I don’t know about you, but I’m bone tired of the 2008 election already.
I can’t remember ever feeling this level of fatigue so early in a campaign before. Maybe in previous years I didn’t follow politics so closely, although by the 2004 election I certainly did. Maybe in previous years the elections didn’t begin quite so early. Maybe in previous years the candidates were more inspiring.
Or maybe not. At any rate, there’s something about this year that makes me want to put down the entire topic and only take it up again after a year has passed. That would seem about right; discuss it a couple of weeks before the election. After all, how relevant can what is said today—a year early—possibly be?
And yet, that doesn’t stop the relentless coverage. If you go to today’s Real Clear Politics, for example—a site I usually find very interesting, with a nice assortment of links—you’ll discover that, of the twenty-eight featured articles, thirteen are about the election.

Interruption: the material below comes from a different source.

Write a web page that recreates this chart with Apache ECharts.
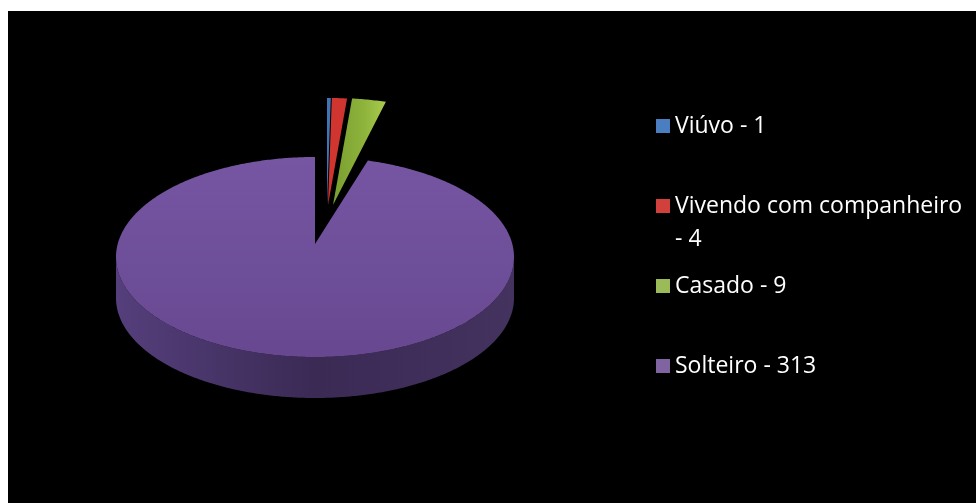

It seems like overkill to me. Despite being a political blogger, I wouldn’t ever charactize myself as a political junkie. They seem to be some sort of special breed. I’ll get interested when the time comes, but that time seems to me to be a long and winding road away.
Till then, there are more pressing things, such as my beloved Red Sox—speaking of long and winding roads—who’ve come from behind to win the American League championship, which means they’ll be going to the World Series for the second time in four years.
The last time—as anyone who follows baseball even the slightest bit is well aware—they won the whole thing, in a fabulous and momentous Breaking of the Curse, the significance of which only fellow long-suffering Red Sox fans (with the addition, perhaps, of those who follow the Cubs, whose agonies are hardly comparable in terms of curse duration) can truly appreciate.
Now the Boston sportswriters are actually getting a bit cocky:
This must have been what it felt like in the early days of Fenway when the Royal Rooters ruled and the Red Sox were regular hosts of baseball’s autumnal showcase. From 1915 through 1918, the Sox won three World Series. They did not win again until 2004, the beginning of a magical October run that has resumed over the last four days.
I’ve written previously, here, about my baseball fandom, the what and the why and the wherefore. Once I got interested in baseball—savoring its grace and beauty, its suspense and slowness—it was clear I was a born Red Sox fan. Despite having grown up in New York in the heyday of the fabled Yankees. they had never really grabbed my heart; they were too slick, too predictable as winners.
No, the underdog Red Sox were the ones for me, and even their 2004 win, celebrated here by Globe sportswriter Dan Shaughnessy, hasn’t changed that. Back in 2004, I was one of the Boston fans who couldn’t believe that the long-awaited impossible had finally become not only possible, but real:
”This is like an alternate reality,” said Sox owner John W. Henry, soaked in champagne (Mount Pleasant, 2003 Brut Imperial). ”All of our fans waited their entire lives for this.”
Or, in my case, for about thirty-five years.
This year it’s different, of course; I doubt there could ever be a sports victory as sweet as that of 2004. But still, winning again would be pretty good.